Nous appareillâmes de la rade de Sainte-Croix avec une brise légère. La Truite n'éprouva aucune difficulté pour prendre le large. La Durance, toujours moins manoeuvrante, fut entraînée par le courant et la houle. Pour ne pas aller à la côte, elle fut obligée de laisser tomber une ancre, et ne put sortir de la rade qu'en se faisant remorquer par ses embarcations. A peine eûmes-nous perdu de vue les îles Canaries, que les corvettes furent entourées de bancs de thons, de bonites et de dorades. Par une bizarrerie qu'on ne saurait s'expliquer, ces poissons ne s'attachèrent qu'à la Durance. Nous eûmes beau modifier nos positions respectives, les poissons nous restèrent fidèles, et la Truite ne parvint pas à leur donner le change. Pour avoir sa part de ce bienfait de la Providence, il fallut que la corvette amirale eût recours à notre libéralité. Tous les jours, elle venait se placer derrière nous, et nous lui filions sur une bouée une partie des produits de notre pêche. Ces produits devinrent du reste si abondans, que notre commandant fut forcé d'interdire la pêche à partir de huit heures du matin.

Avant de passer du nord au sud de l'équateur, nous éprouvâmes des calmes auxquels succédèrent de violens orages. L'air, la mer, les nuages, tout autour de nous semblait imprégné d'électricité. Dès que la voûte noire du ciel avait étendu sur l'horizon son obscurité profonde, les corvettes se trouvaient au milieu d'un océan de feu. Le sillon qu'elles creusaient les suivait de loin en longs rubans de flamme; des étincelles jaillissaient par milliers sous leur proue, ou brillaient, suspendues à leurs flancs, comme des gouttes de rosée; d'innombrables poissons décrivaient autour des bâtimens leurs courbes aux clartés bleuâtres, et les enlaçaient d'un réseau de lignes phosphorescentes semblables à du soufre embrasé. Ces orages n'exercèrent heureusement aucune influence sur la santé des équipages. Cent onze jours après avoir quitté la rade de Brest, nous entrâmes dans la baie de la Table, située à l'ouest du cap de Bonne-Espérance.
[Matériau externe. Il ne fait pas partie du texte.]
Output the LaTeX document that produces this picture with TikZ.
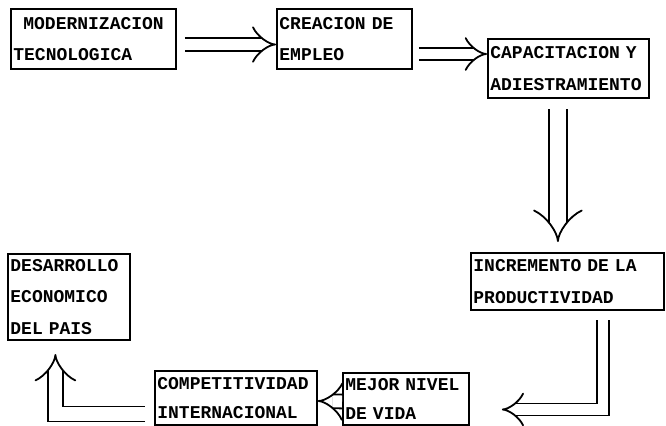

Nous savions désormais ce que nous pouvions attendre de la vitesse de nos deux corvettes, et en songeant aux immenses espaces qu'il nous restait à parcourir, nous n'avions rien de mieux à faire que de nous armer de patience. Quant à moi, le temps ne me paraissait jamais long. J'étais avant tout un pêcheur infatigable : je passais une partie de mes journées à cheval sur le beaupré, guettant de cet observatoire les thons ou les dorades. J'avais un talent tout particulier pour cacher un gros hameçon à bonites sous un poisson volant artificiel que je façonnais avec du suif, un morceau de toile blanche et deux plumes de goëland ou de pétrel. Quand cet appât trompeur était préparé, je le faisais sautiller pendant des heures entières sur le sommet des vagues. J'imitais ainsi, avec un succès dont j'avais bientôt la preuve, la course saccadée du poisson volant,

lorsque, serré de près par ses persécuteurs, il s'élance en rasant la mer et s'y replonge soudain avant que le soleil ait séché ses ailes. J'étais bien rarement alors frustré dans mon espoir. La table du commandant et celle de l'état-major n'avaient pas d'autre pourvoyeur que moi. Depuis cette époque, j'ai plus d'une fois revu les mêmes parages; mais soit que je fusse moins habile ou moins persévérant, soit que la mer fût devenue moins poissonneuse, je n'ai pas retrouvé les pêches miraculeuses de ma jeunesse. Il faut bien dire aussi que les bâtimens d'aujourd'hui, pourvus d'un doublage en cuivre, n'ont plus, comme nos corvettes d'alors, une forêt sousmarine attachée à leur carène. Ils manquent de l'appât tout-puissant qu'offraient les milliers de crustacés et de mollusques cachés dans notre herbier aux espèces voraces habituées à vivre à leurs dépens. La Durance ressemblait à ces troncs d'arbres qui ont longtemps flotté sur l'océan, et autour desquels se rassemblent, pour ne plus les quitter, tout un peuple de poissons, où les plus gros dévorent les moindres, et où ceux-ci se nourrissent à leur tour des familles d'un ordre inférieur.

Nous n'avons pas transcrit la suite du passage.